Stored data.

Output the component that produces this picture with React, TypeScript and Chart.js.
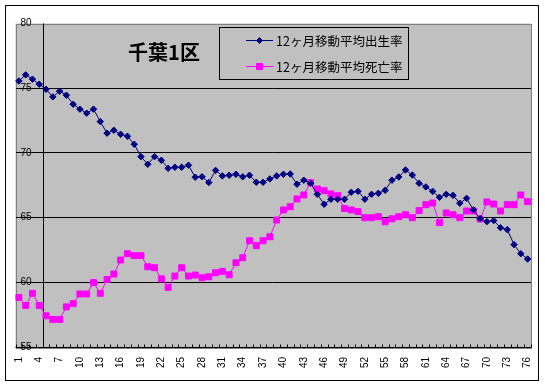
import React, { useEffect, useRef } from 'react';
import { Chart, registerables } from 'chart.js';

Chart.register(...registerables);

const categories = [
  '1','2','3','4','5','6','7','8','9','10','11','12','13','14','15','16','17','18','19','20',
  '21','22','23','24','25','26','27','28','29','30','31','32','33','34','35','36','37','38','39','40',
  '41','42','43','44','45','46','47','48','49','50','51','52','53','54','55','56','57','58','59','60',
  '61','62','63','64','65','66','67','68','69','70','71','72','73','74','75','76'
];

const birthRate = [
  75.56, 76.03, 75.70, 75.31, 74.92, 74.33, 74.77, 74.46, 73.76, 73.38,
  73.07, 73.38, 72.42, 71.52, 71.75, 71.44, 71.29, 70.67, 69.71, 69.12,
  69.71, 69.43, 68.81, 68.89, 68.89, 69.05, 68.12, 68.16, 67.71, 68.65,
  68.22, 68.27, 68.35, 68.15, 68.27, 67.73, 67.73, 67.99, 68.22, 68.35,
  68.37, 67.58, 67.89, 67.65, 66.80, 66.03, 66.42, 66.42, 66.42, 66.96,
  67.03, 66.42, 66.80, 66.88, 67.11, 67.89, 68.14, 68.68, 68.29, 67.65,
  67.37, 67.03, 66.57, 66.80, 66.72, 66.11, 66.49, 65.60, 64.92, 64.69,
  64.77, 64.22, 64.07, 62.91, 62.21, 61.80
];

const deathRate = [
  58.83, 58.21, 59.15, 58.21, 57.41, 57.13, 57.13, 58.10, 58.35, 59.10,
  59.10, 59.98, 59.15, 60.22, 60.64, 61.72, 62.21, 62.06, 62.06, 61.20,
  61.13, 60.27, 59.61, 60.48, 61.13, 60.48, 60.56, 60.35, 60.43, 60.74,
  60.85, 60.58, 61.51, 61.90, 63.21, 62.83, 63.21, 63.52, 64.81, 65.59,
  65.84, 66.44, 66.75, 67.70, 67.21, 67.08, 66.83, 66.69, 65.70, 65.59,
  65.46, 64.99, 64.99, 65.07, 64.68, 64.91, 65.07, 65.22, 64.99, 65.54,
  66.00, 66.13, 64.61, 65.36, 65.22, 64.99, 65.51, 65.51, 64.89, 66.21,
  66.05, 65.51, 66.00, 66.00, 66.75, 66.23
];

const yMin = 55;
const yMax = 80;
const yStep = 5;

const titleText = '千葉1区';
const birthLabel = '12ヶ月移動平均出生率';
const deathLabel = '12ヶ月移動平均死亡率';

const decorPlugin = {
  id: 'decor',
  beforeDraw(chart: any) {
    const { ctx, chartArea: a, width, height } = chart;
    ctx.save();
    ctx.fillStyle = '#ffffff';
    ctx.fillRect(0, 0, width, height);
    ctx.strokeStyle = '#000000';
    ctx.lineWidth = 1;
    ctx.strokeRect(5.5, 5.5, 533, 375);
    ctx.fillStyle = '#C0C0C0';
    ctx.fillRect(a.left, a.top, a.right - a.left, a.bottom - a.top);
    ctx.strokeStyle = '#808080';
    ctx.strokeRect(Math.round(a.left) + 0.5, Math.round(a.top) + 0.5,
      Math.round(a.right - a.left) - 1, Math.round(a.bottom - a.top));
    ctx.restore();
  },
  beforeDatasetsDraw(chart: any) {
    const { ctx, chartArea: a } = chart;
    const xs = chart.scales.x;
    ctx.save();
    ctx.strokeStyle = '#000000';
    ctx.lineWidth = 1;
    // vertical axis crossing between category 4 and 5
    const vx = Math.round(xs.getPixelForValue(3.5)) + 0.5;
    ctx.beginPath();
    ctx.moveTo(vx, a.top);
    ctx.lineTo(vx, a.bottom);
    ctx.stroke();
    // horizontal axis line
    const by = Math.round(a.bottom) + 0.5;
    ctx.beginPath();
    ctx.moveTo(a.left, by);
    ctx.lineTo(a.right, by);
    ctx.stroke();
    // small tick marks at category boundaries
    ctx.beginPath();
    for (let i = 0; i <= categories.length; i++) {
      const tx = Math.round(xs.getPixelForValue(i - 0.5)) + 0.5;
      ctx.moveTo(tx, by - 3);
      ctx.lineTo(tx, by);
    }
    ctx.stroke();
    ctx.restore();
  },
  afterDraw(chart: any) {
    const { ctx } = chart;
    ctx.save();
    // title inside plot
    ctx.fillStyle = '#000000';
    ctx.font = 'bold 20px "Noto Sans CJK JP", sans-serif';
    ctx.textAlign = 'center';
    ctx.textBaseline = 'middle';
    ctx.fillText(titleText, 164, 52);
    // legend box
    const bx = 219.5, byy = 27.5, bw = 189, bh = 52;
    ctx.fillStyle = '#C0C0C0';
    ctx.fillRect(bx, byy, bw, bh);
    ctx.strokeStyle = '#000000';
    ctx.lineWidth = 1;
    ctx.strokeRect(bx, byy, bw, bh);
    const rows = [40, 66];
    chart.data.datasets.forEach((ds: any, i: number) => {
      const y = rows[i];
      ctx.strokeStyle = ds.borderColor;
      ctx.lineWidth = 1;
      ctx.beginPath();
      ctx.moveTo(246, y + 0.5);
      ctx.lineTo(273, y + 0.5);
      ctx.stroke();
      ctx.fillStyle = ds.backgroundColor;
      ctx.strokeStyle = ds.borderColor;
      ctx.beginPath();
      if (ds.pointStyle === 'rectRot') {
        const r = 3;
        ctx.moveTo(259.5 - r, y + 0.5);
        ctx.lineTo(259.5, y + 0.5 - r);
        ctx.lineTo(259.5 + r, y + 0.5);
        ctx.lineTo(259.5, y + 0.5 + r);
        ctx.closePath();
      } else {
        ctx.rect(256.5, y - 2.5, 6, 6);
      }
      ctx.fill();
      ctx.stroke();
      ctx.fillStyle = '#000000';
      ctx.font = '12.5px "Noto Sans CJK JP", sans-serif';
      ctx.textAlign = 'left';
      ctx.textBaseline = 'middle';
      ctx.fillText(ds.label, 276, y + 1);
    });
    ctx.restore();
  }
};

export default function App() {
  const canvasRef = useRef<HTMLCanvasElement | null>(null);

  useEffect(() => {
    if (!canvasRef.current) return;
    const chart = new Chart(canvasRef.current, {
      type: 'line',
      data: {
        labels: categories,
        datasets: [
          {
            label: birthLabel,
            data: birthRate,
            borderColor: '#000080',
            backgroundColor: '#000080',
            borderWidth: 1,
            pointStyle: 'rectRot',
            pointRadius: 3.2,
            pointBorderWidth: 1,
            tension: 0,
          },
          {
            label: deathLabel,
            data: deathRate,
            borderColor: '#FF00FF',
            backgroundColor: '#FF00FF',
            borderWidth: 1,
            pointStyle: 'rect',
            pointRadius: 4.2,
            pointBorderWidth: 1,
            tension: 0,
          },
        ],
      },
      options: {
        responsive: false,
        animation: false,
        layout: { padding: { left: 15.5, right: 14, top: 23.5, bottom: 14 } },
        plugins: {
          legend: { display: false },
          title: { display: false },
          tooltip: { enabled: false },
        },
        scales: {
          x: {
            type: 'category',
            offset: true,
            grid: { display: false, drawTicks: false },
            border: { display: false },
            afterFit: (s: any) => {
              s.height = 24;
              s.paddingLeft = 0;
              s.paddingRight = 0;
            },
            ticks: {
              autoSkip: false,
              minRotation: 90,
              maxRotation: 90,
              padding: 10,
              color: '#000000',
              font: { family: '"Liberation Sans", Arial, sans-serif', size: 10 },
              callback: (_v: any, i: number) => (i % 3 === 0 ? categories[i] : ''),
            },
          },
          y: {
            min: yMin,
            max: yMax,
            afterFit: (s: any) => {
              s.width = 0;
              s.paddingTop = 0;
              s.paddingBottom = 0;
            },
            grid: {
              drawTicks: false,
              color: (c: any) => (c.tick && c.tick.value === yMax ? 'rgba(0,0,0,0)' : '#000000'),
              lineWidth: 1,
            },
            border: { display: false },
            ticks: {
              stepSize: yStep,
              mirror: true,
              padding: 5,
              color: '#000000',
              font: { family: '"Liberation Sans", Arial, sans-serif', size: 10 },
            },
          },
        },
      },
      plugins: [decorPlugin],
    } as any);
    return () => chart.destroy();
  }, []);

  return (
    <div style={{ position: 'absolute', left: 0, top: 0, width: 545, height: 385 }}>
      <canvas ref={canvasRef} width={545} height={385} style={{ display: 'block' }} />
    </div>
  );
}
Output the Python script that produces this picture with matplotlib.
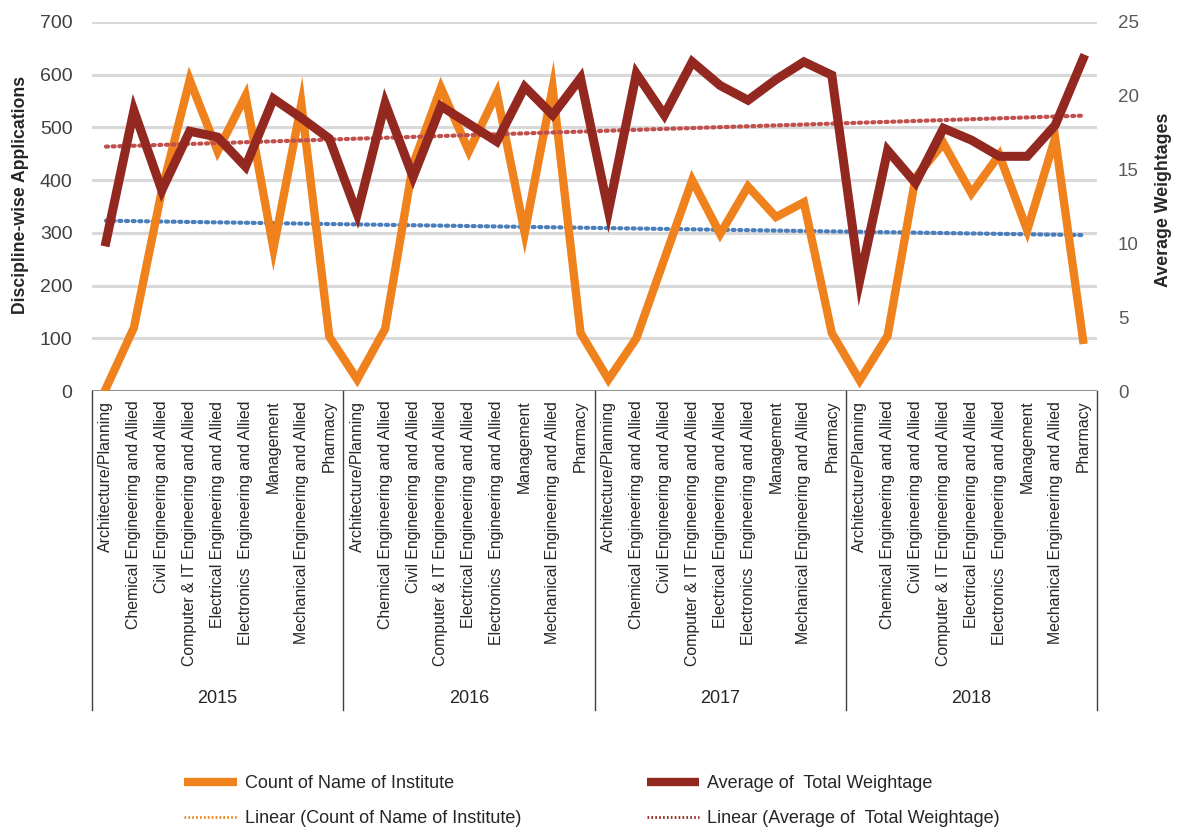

Problem to work on. Everything from the first line of the entries through the line that contains "Chart.register(...registerables);" is to be reproduced exactly, except the pictures.

Worked solution.
Output the component that produces this picture with React, TypeScript and Chart.js.
import React, { useEffect, useRef } from 'react';
import { Chart, registerables } from 'chart.js';

Chart.register(...registerables);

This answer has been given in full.